Солнце светило жарко. Я приехала в расположение одного из отрядов «Шторм». Обычно меня встречал тамошний старшина, которого так и звали — Старшина (на самом деле позывной у него был Ювелир), но в этот раз его не было — в недавнем бою погиб его брат, и Старшина-Ювелир уехал домой хоронить брата. Страшное это дело.
Вопреки сложившемуся представлению, штурмовики «Шторма» состоят не из зэков: сидельцев на отряд только двое, а в основном это обычные ребята с юга России. Меня встретил молодой усталый капитан и предложил показать, как далеко удалось продвинуться под Авдеевку в недавних боях, в тех самых, где погиб брат Ювелира.
Мы шли и шли. Кончилась степь, началась посадка, а новые (совсем новые) территории всё не кончались. В посадке уже начались взятые укрепления ВСУ.
Капитан рассказывал: «Начинается всё по нашей линии и идёт вглубь леса — вот туда, даже видно отсюда. Здесь стояли «глаза», наблюдали за полем боя. Если случаи наступления — они сразу разбегаются по своим ячейкам и встречают нас. Но ребятишкам не повезло. Их сейчас уже нету, мы уже заняли их позиции».
«Послушай, ходили слухи, что у ВСУ под Авдеевкой суперглубокие окопы, буквально залитые бетоном, но, я смотрю, тут просто траншея по колено», — удивлённо отметила я.
«Это не везде. Смотрите, вот в таком лесу они не смогут этого сделать. Для того чтобы лить суперские бетонные, как вы говорите, укрепы и так далее, нужны общедоступные места. А здесь-то что? Лес, — объясняет капитан. — Бетонные укрепы есть где-то там — на перекрёстке дорог или в открытом поле. А здесь всё своими руками. Вот противник всё своими руками копал, лопатой. Минута за минутой — и вот весь окоп. Дальше тоже пойдём?»
Конечно, мы пошли.
Леса почти не осталось — это работа нашей артиллерии, которая предшествовала штурму. Верхушки деревьев были выкошены, от них остались одни обломки. Подошли к ещё одному блиндажу — там лежали два тела в украинской форме.

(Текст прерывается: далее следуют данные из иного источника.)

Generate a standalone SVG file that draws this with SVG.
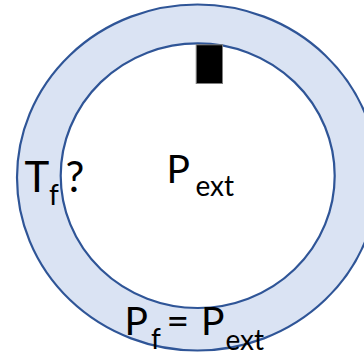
<svg xmlns="http://www.w3.org/2000/svg" width="364" height="356" viewBox="0 0 364 356">
<style>
.ring{fill:#DAE3F3;stroke:#2F5597;stroke-width:2.2}
.inner{fill:#FFFFFF;stroke:#2F5597;stroke-width:2.2}
.lbl{font-family:Lato,"Liberation Sans",sans-serif;fill:#000000}
.big{font-size:39px}
.sub{font-size:28px}
</style>
<rect width="364" height="356" fill="#FFFFFF"/>
<g id="outer"><ellipse class="ring" cx="197.5" cy="177.5" rx="180.5" ry="173"/></g>
<g id="inner"><ellipse class="inner" cx="197.7" cy="175.7" rx="137" ry="132.3"/></g>
<g id="block"><rect x="196.2" y="44.8" width="26.3" height="38.7" fill="#000000" stroke="#7F7F7F" stroke-width="1"/></g>
<g id="label-tf">
<text class="lbl" font-size="42" x="24.5" y="191.7">T</text>
<text class="lbl sub" x="49" y="205">f</text>
<text class="lbl" font-size="42" x="65.5" y="191.7">?</text>
</g>
<g id="label-pext">
<text class="lbl big" x="166.5" y="183.3">P</text>
<text class="lbl sub" x="195.5" y="195.7">ext</text>
</g>
<g id="label-pf">
<text class="lbl big" x="124.5" y="335">P</text>
<text class="lbl sub" x="151" y="349">f</text>
<text class="lbl big" x="166.5" y="335">=</text>
<text class="lbl big" x="201" y="335">P</text>
<text class="lbl sub" x="225.5" y="350">ext</text>
</g>
</svg>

«Дальше ещё один убитый, — махнул рукой капитан. — Но, к сожалению, мы сейчас их не можем вывезти, не успеваем физически. Потом будет возможность — конечно, мы их закопаем, похороним. Как бы то ни было, это люди».
Мы спустились. В блиндаже обнаружилась кошка с котятами, которые тут же полезли к нам обниматься. Целая кошачья семья. Не только наши бойцы заводят себе мышеловов, но и вражеские. «Заберём котов на обратном пути», — решили мы с капитаном.
Возле брошенных блиндажей ВСУ всё так же лежали вражеские тела. Кое-где можно было найти технику, не считая более мелких трофеев.
Капитан хозяйственно подобрал РПГ. «Вот все думают, гранатомёт и гранатомёт, куда ему против более серьёзного орудия, а это вещь! — похвастался он. — Этим можно прожечь машину, целый танк можно прожечь. Поэтому это очень ценная вещь».
Ещё один блиндаж. Ещё одно неубранное тело. Блиндаж разворочен.
«Вот одно прямое попадание в украинский блиндаж. Вот один товарищ. Жалко, конечно, человека, это наш брат. Но он пошёл против нас. Мы не хотим умирать, и они не хотят», — говорит капитан.
Здесь уважают павшего противника, называют его заблудшим братом. А на стенках завалов — нацистские символы, которые отставили солдаты ВСУ. Но, наверное, сохранять в себе человечность — это очень важно. И у «Шторма» это получается.
Мы шли по лесу, который ещё несколько дней назад был под врагом, это важно понимать. Шли среди тел, трофеев, по освобождённой земле, и капитан говорил о философии гуманизма. Так мы дошли до крайней позиции — оттуда была видна сама Авдеевка и сидел грустный молодой парень с позывным Анапа. На руках у него была кошка, тоже «денацифицированная», из местных.
«Тяжёлые бои были?» — спросила я.
«Потерь много и тяжёлые бои, да, больше месяца происходило всё. Чтобы задержать эти позиции... Взять. Когда входили в опорник, глаза в глаза украинцам смотрели», — отвечает он.
Я попрощалась с усталым капитаном, Анапа отправился провожать меня обратно, и мне захотелось обнять его — что я и сделала напоследок. Вот только одна беда: блиндаж с кошачьей семьёй мы не нашли. Впрочем, нестрашно. Скоро эти блиндажи окончательно займут русские воины — и коты будут пристроены и накормлены.